3. The information age may be the age of forced transparency. Before the Internet, it was a lot easier for anyone to keep separate lives–work vs. personal, this group of friends vs. that group of friends, spouse vs. side piece, you name it. But with more information about us accessible on the Web, it is harder to keep those different personas going simultaneously.
This translates to people having to be more genuine. You can’t easily get away with being two-faced anymore. Are you an icy, put-together professional by day and a binge-drinking frat boy by night? Are you a sincere, caring friend one minute and a gossip monger the next? It’s not that easy to pull that double life off anymore, which may be bad news to some people.

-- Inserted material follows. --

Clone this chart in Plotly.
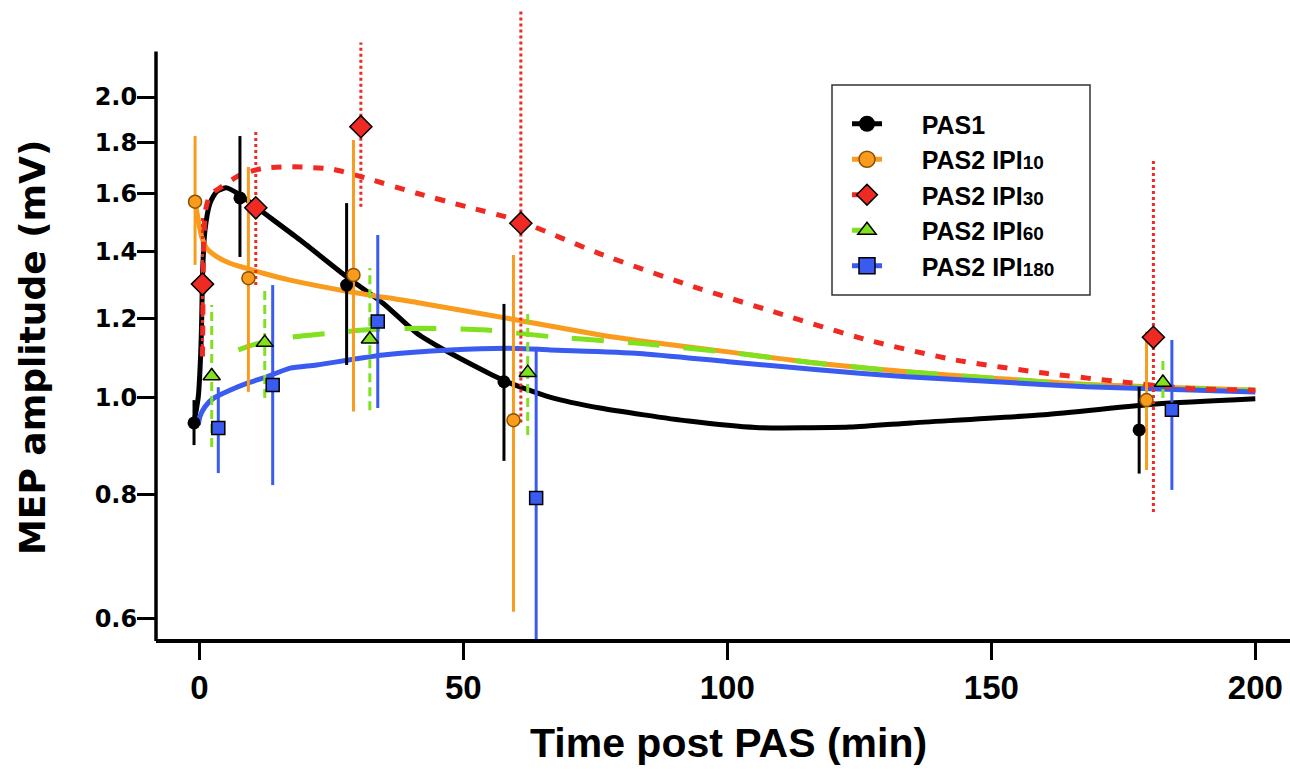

Personally, I’ve struggled with balancing work vs. personal, but at the end of the day I’ve had to adjust to a more transparent lifestyle and I think it’s made me a better person. Whenever I do something now, I think it through first–I may intend for something to be private, but if someone ever found out about it, could I stand by my own actions? If the answer is no, then I probably should rethink what I’m doing and whether it is worth it.
4. The good news for consumers is, forced transparency applies to brands, too. If its harder for regular people like you and I to misrepresent ourselves, it’s even harder for brands, including famous people.
Though it’s more personal, the fact is that celebrities are their own brands. And what the Internet has shown us over the past couple of decades is that everything we thought celebrities were was a constructed image, much like the image of Nike, Toyota or Fisher Price. A faster flow of information=more gossip=less control over branding, which results in things like the exposure of Tom Cruise being nothing like any of us thought he was for most of his career. And, thanks to social media, we now know how dumb some of our favorite celebrities are. And don’t get me started on the train wreck that is Justin Bieber. We have a front-row seat to the truth.
Jennifer Lawrence is no exception. Her brand value doesn’t come only from her role as the star of Hunger Games, it also comes from a persona her publicists and managers have built around her.
I’m not arguing that she asked to be in the public eye and therefore deserves to have her goodies out in the open. I’ve said it already and I’ll say it again–on a personal level, that just sucks. But in respect to the shame or worry she feels that her career will be affected because people have discovered that she is that kind of girl, she gets no sympathy from me. If she is THAT kind of girl, but wants her father and everyone else to believe she is an angelic virgin who would never do something like that (a.k.a. lie), that’s not really our problem.
Moral of the story for Jennifer Lawrence and everyone else: Be real, people. Go into everything you do with both eyes open, it’ll make for fewer unpleasant surprises. If you sincerely love who you are and feel you have a right to be doing what you’re doing, never feel like you need to apologize or be ashamed of it, even if the wrong person/people hear about it.